Entre los muchos acólitos políticos de FDR se encontraba un joven congresista, Lyndon Baines Johnson, quien eventualmente, y desafortunadamente para el mundo, se abrió camino hacia la presidencia. Como su mentor, confió fatigosamente en mentirle al público. En octubre de 1964, buscando ganar la elección retratándose a sí mismo como el “candidato de la paz” (en contraste con el supuesto bombardero demente Barry Goldwater), LBJ dijo ante una multitud en la Akron University: “No estamos por enviar a los muchachos estadounidenses nueve o diez mil millas lejos de su hogar para hacer lo que los muchachos asiáticos deberían estar haciendo por sí mismos.”

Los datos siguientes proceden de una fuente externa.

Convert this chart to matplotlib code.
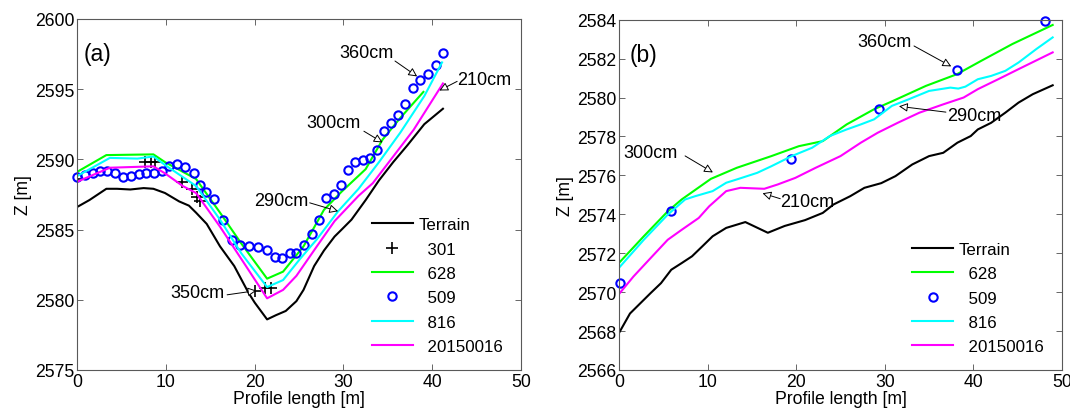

En 1965, sin embargo, poco después del comienzo de su periodo presidencial, Johnson sacó partido de la Resolución del Golfo de Tonkin, basada la misma en un relato ficticio de un ataque contra las fuerzas navales de los EE.UU. en Vietnam, e inició un enorme refuerzo paulatino de las fuerzas de los EE.UU. en el Sudeste Asiático, el que eventualmente involucró a más de 500.000 “muchachos” estadounidenses para pelear una guerra de los “muchachos asiáticos.” Unos 58.000 efectivos militares de los EE.UU. perderían sus vidas al servicio de la vanidad y de las ambiciones políticas de LBJ, para no hablar de los millones de vietnamitas, camboyanos, y laosianos muertos y heridos.

Hoy día el Presidente George W. Bush le está diciendo al pueblo estadounidense que enfrentamos el peligro mortal del ataque inminente de los iraquíes o de sus agentes, armados con armas de destrucción masiva. No habiendo presentado ninguna evidencia creíble o argumentos convincentes, nos invita simplemente a que confiemos en él, y a que por lo tanto lo apoyemos mientras emprende lo que alguna vez hubiese sido llamada una agresión desnuda.

Bien, David Hume hace mucho tiempo sostuvo que sólo porque cada cisne al que hemos visto es blanco, no podemos estar seguros de que no exista algún cisne negro. Por lo tanto, Bush puede estar diciendo la verdad. A la luz de la historia, sin embargo, estaríamos haciendo una apuesta de enormes riesgos al creerle.